— START OF DATASET CONTENT —

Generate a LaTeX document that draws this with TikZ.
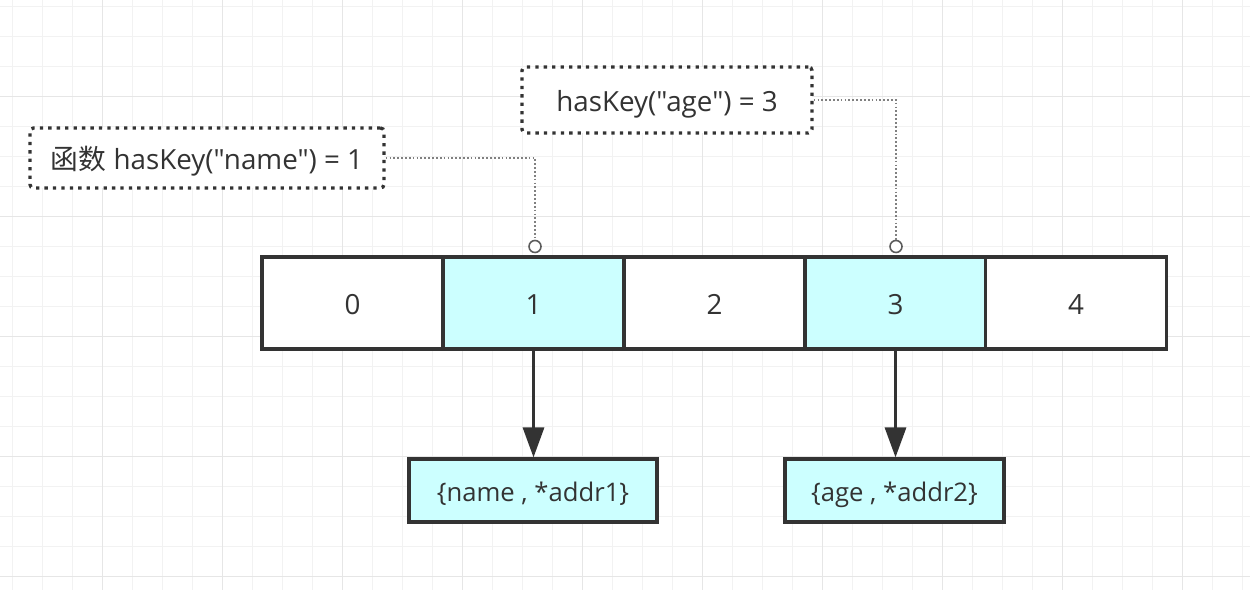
\documentclass[tikz,border=0pt]{standalone}
\usepackage{fontspec}
\setmainfont{Open Sans}[Ligatures=TeXOff]
\newfontfamily\cjk{Noto Sans CJK SC}[Ligatures=TeXOff]
\usetikzlibrary{arrows.meta}
\definecolor{gridminor}{HTML}{F2F2F2}
\definecolor{gridmajor}{HTML}{E6E6E6}
\definecolor{ink}{HTML}{333333}
\definecolor{cyanfill}{HTML}{CCFFFF}
\definecolor{linkgray}{HTML}{808080}
\tikzset{
  labelfont/.style={font=\fontsize{15.8}{18}\selectfont, text height=14.2pt, text depth=1.3pt},
  entryfont/.style={font=\fontsize{14.6}{17}\selectfont, text height=13.2pt, text depth=1.2pt},
  cellbox/.style={draw=ink, line width=1.8pt, minimum width=181*0.02cm, minimum height=92*0.02cm, inner sep=0pt, labelfont, text=ink},
  filledcell/.style={cellbox, fill=cyanfill},
  plaincell/.style={cellbox, fill=white},
  entrybox/.style={draw=ink, line width=1.8pt, fill=cyanfill, minimum height=63*0.02cm, inner sep=0pt, entryfont, text=ink},
  callout/.style={draw=ink, line width=1.9pt, dash pattern=on 1.9pt off 2.9pt, rounded corners=2pt, fill=white, inner sep=0pt, labelfont, text=ink},
  link/.style={draw=linkgray, line width=0.7pt, dash pattern=on 1pt off 1.2pt},
  anchorring/.style={circle, draw=ink!80, line width=0.9pt, fill=white, minimum size=12*0.02cm, inner sep=0pt},
  pointer/.style={draw=ink, line width=1.8pt, -{Triangle[length=30*0.02cm, width=21*0.02cm]}},
}
\begin{document}
\begin{tikzpicture}[x=0.02cm, y=-0.02cm]
\useasboundingbox (0,0) rectangle (1250,590);
\fill[white] (0,0) rectangle (1250,590);
% grid
\foreach \gx in {12.7,42.7,...,1250} {\draw[gridminor, line width=0.6pt] (\gx,0) -- (\gx,590);}
\foreach \gy in {6.7,36.7,...,590} {\draw[gridminor, line width=0.6pt] (0,\gy) -- (1250,\gy);}
\foreach \gx in {102.7,222.7,...,1250} {\draw[gridmajor, line width=0.6pt] (\gx,0) -- (\gx,590);}
\foreach \gy in {96.7,216.7,...,590} {\draw[gridmajor, line width=0.6pt] (0,\gy) -- (1250,\gy);}

% array cells
\node[plaincell]  (c0) at (352.5,303) {0};
\node[filledcell] (c1) at (533.5,303) {1};
\node[plaincell]  (c2) at (714.5,303) {2};
\node[filledcell] (c3) at (895.5,303) {3};
\node[plaincell]  (c4) at (1076,303) {4};

% entries
\node[entrybox, minimum width=248*0.02cm] (e1) at (533,490.5) {\{name , *addr1\}};
\node[entrybox, minimum width=219*0.02cm] (e2) at (894.5,490.5) {\{age , *addr2\}};

\draw[pointer] (c1.south) -- (e1.north -| c1.south);
\draw[pointer] (c3.south) -- (e2.north -| c3.south);

% callouts
\node[callout, minimum width=354*0.02cm, minimum height=60*0.02cm] (k1) at (207,158) {{\cjk 函数} hasKey("name") = 1};
\node[callout, minimum width=290*0.02cm, minimum height=66*0.02cm] (k2) at (667,100) {hasKey("age") = 3};

\node[anchorring] (r1) at (535,246.5) {};
\node[anchorring] (r2) at (896,246.5) {};

\draw[link] (k1.east) -| (r1.north);
\draw[link] (k2.east) -| (r2.north);
\end{tikzpicture}
\end{document}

— END OF DATASET CONTENT —

PROBLEM DESCRIPTION: Extract the full listing exactly, with the pictures left out.

ANSWER:
Generate a LaTeX document that draws this with TikZ.
\documentclass[tikz,border=0pt]{standalone}
\usepackage{fontspec}
\setmainfont{Open Sans}[Ligatures=TeXOff]
\newfontfamily\cjk{Noto Sans CJK SC}[Ligatures=TeXOff]
\usetikzlibrary{arrows.meta}
\definecolor{gridminor}{HTML}{F2F2F2}
\definecolor{gridmajor}{HTML}{E6E6E6}
\definecolor{ink}{HTML}{333333}
\definecolor{cyanfill}{HTML}{CCFFFF}
\definecolor{linkgray}{HTML}{808080}
\tikzset{
  labelfont/.style={font=\fontsize{15.8}{18}\selectfont, text height=14.2pt, text depth=1.3pt},
  entryfont/.style={font=\fontsize{14.6}{17}\selectfont, text height=13.2pt, text depth=1.2pt},
  cellbox/.style={draw=ink, line width=1.8pt, minimum width=181*0.02cm, minimum height=92*0.02cm, inner sep=0pt, labelfont, text=ink},
  filledcell/.style={cellbox, fill=cyanfill},
  plaincell/.style={cellbox, fill=white},
  entrybox/.style={draw=ink, line width=1.8pt, fill=cyanfill, minimum height=63*0.02cm, inner sep=0pt, entryfont, text=ink},
  callout/.style={draw=ink, line width=1.9pt, dash pattern=on 1.9pt off 2.9pt, rounded corners=2pt, fill=white, inner sep=0pt, labelfont, text=ink},
  link/.style={draw=linkgray, line width=0.7pt, dash pattern=on 1pt off 1.2pt},
  anchorring/.style={circle, draw=ink!80, line width=0.9pt, fill=white, minimum size=12*0.02cm, inner sep=0pt},
  pointer/.style={draw=ink, line width=1.8pt, -{Triangle[length=30*0.02cm, width=21*0.02cm]}},
}
\begin{document}
\begin{tikzpicture}[x=0.02cm, y=-0.02cm]
\useasboundingbox (0,0) rectangle (1250,590);
\fill[white] (0,0) rectangle (1250,590);
% grid
\foreach \gx in {12.7,42.7,...,1250} {\draw[gridminor, line width=0.6pt] (\gx,0) -- (\gx,590);}
\foreach \gy in {6.7,36.7,...,590} {\draw[gridminor, line width=0.6pt] (0,\gy) -- (1250,\gy);}
\foreach \gx in {102.7,222.7,...,1250} {\draw[gridmajor, line width=0.6pt] (\gx,0) -- (\gx,590);}
\foreach \gy in {96.7,216.7,...,590} {\draw[gridmajor, line width=0.6pt] (0,\gy) -- (1250,\gy);}

% array cells
\node[plaincell]  (c0) at (352.5,303) {0};
\node[filledcell] (c1) at (533.5,303) {1};
\node[plaincell]  (c2) at (714.5,303) {2};
\node[filledcell] (c3) at (895.5,303) {3};
\node[plaincell]  (c4) at (1076,303) {4};

% entries
\node[entrybox, minimum width=248*0.02cm] (e1) at (533,490.5) {\{name , *addr1\}};
\node[entrybox, minimum width=219*0.02cm] (e2) at (894.5,490.5) {\{age , *addr2\}};

\draw[pointer] (c1.south) -- (e1.north -| c1.south);
\draw[pointer] (c3.south) -- (e2.north -| c3.south);

% callouts
\node[callout, minimum width=354*0.02cm, minimum height=60*0.02cm] (k1) at (207,158) {{\cjk 函数} hasKey("name") = 1};
\node[callout, minimum width=290*0.02cm, minimum height=66*0.02cm] (k2) at (667,100) {hasKey("age") = 3};

\node[anchorring] (r1) at (535,246.5) {};
\node[anchorring] (r2) at (896,246.5) {};

\draw[link] (k1.east) -| (r1.north);
\draw[link] (k2.east) -| (r2.north);
\end{tikzpicture}
\end{document}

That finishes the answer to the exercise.